#1837: Abe Sapien

ABE SAPIEN

HELLBOY (MEZCO)

Man, I’ve gone almost the whole month of October without looking at anything all that spooky.  That in and of itself seems pretty spooky, right?  No?  Okay, fair enough.  Anyway, within the spirit of the month, I guess I’ll look at something from the more paranormal side of things, with another visit to the world of Hellboy, a series that blends so many of my personal interests.  Today, I’m looking at my favorite character from the Hellboy-verse, Abraham Sapien!

THE FIGURE ITSELF

Abe Sapien was released as part of the first series of Mezo’s movie-based Hellboy line.  There were two different Abes available, one standard release (shirtless), and one Previews-Exclusive release.  Today’s review focuses on the exclusive release, which allowed for (more or less) a fully-suited up Abe.  The figure stands 7 3/4 inches tall and he has 25 points of articulation.  He has the same articulation as the Kroenen figure I looked at a few years back, which means he has the same pluses and minuses as that figure.  Overall, it’s standard for the time, but there remain a few odd-ball joints that subsequent lines from Mezco would re-work or drop entirely.  Some of these joints, the mid-foot cut joints in particular, were a little fragile and prone to breakage, as was the case with one of my Abe’s feet.  Fortunately, it’s one of the less essential joints, so gluing the foot back together hasn’t robbed him of all that much.  Abe’s sculpt was shared between the two variants, and then re-tooled for the battle-damaged figure from Series 1.5 and the main Abe from Hellboy 2.  It’s a pretty solid sculpt overall.  It’s filtered a bit through the lens of Mezco’s more stylized sensibilities, so he’s a little ganglier, and a little more angular than he was in the movie.  There are two heads included with the figure.  Since this Abe is meant to be the fully kitted-out Abe, he comes wearing his goggled head, which is accompanied by the two pieces of his rebreather system.  The rebreather can easily removed by popping off the head, allowing the head to be displayed without it, if that’s your prerogative. By virtue of being a straight re-paint, he lacks the gloves and shoes that Abe should technically have in this set-up, but I suppose we can all just imagine that he’s decided to forego those pieces for the day. The paint is, of course, imperative here, since it separates him from the standard release.  The first Hellboy figures were a bit more reserved in coloring than later counterparts.  Abe in particular seems to have been toned down a fair bit from his on-screen appearance.  His blues are more murky, which makes him a little less eye catching.  I do like the shiny finish they’ve given him, but beyond that, he does sort of run together a bit more than I’d like.  Of course, he’s still far from terrible.  Abe is packed with a second head, sans the goggles, and also included a belt, but mine seems to have gone missing.

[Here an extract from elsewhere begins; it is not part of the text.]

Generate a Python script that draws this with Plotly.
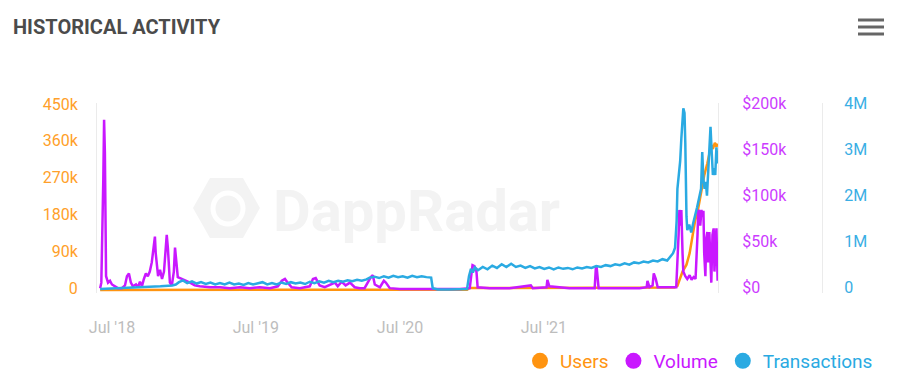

THE ME HALF OF THE EQUATION

I came into the first Hellboy movie with no familiarity of the source material, so I didn’t know what to expect.  Retailers didn’t either, so the figures weren’t the easiest to track down.  I never found the basic Abe, but I was fortunate enough to get this one through a friend who worked at Diamond.  He’s a decent figure, but perhaps not as strong as the Kroenen figure I looked at before.  Admitedly, my opinion may be slightly colored, since there are a greater number of Abes on the market to choose from.  Still, you could do a lot worse than this one.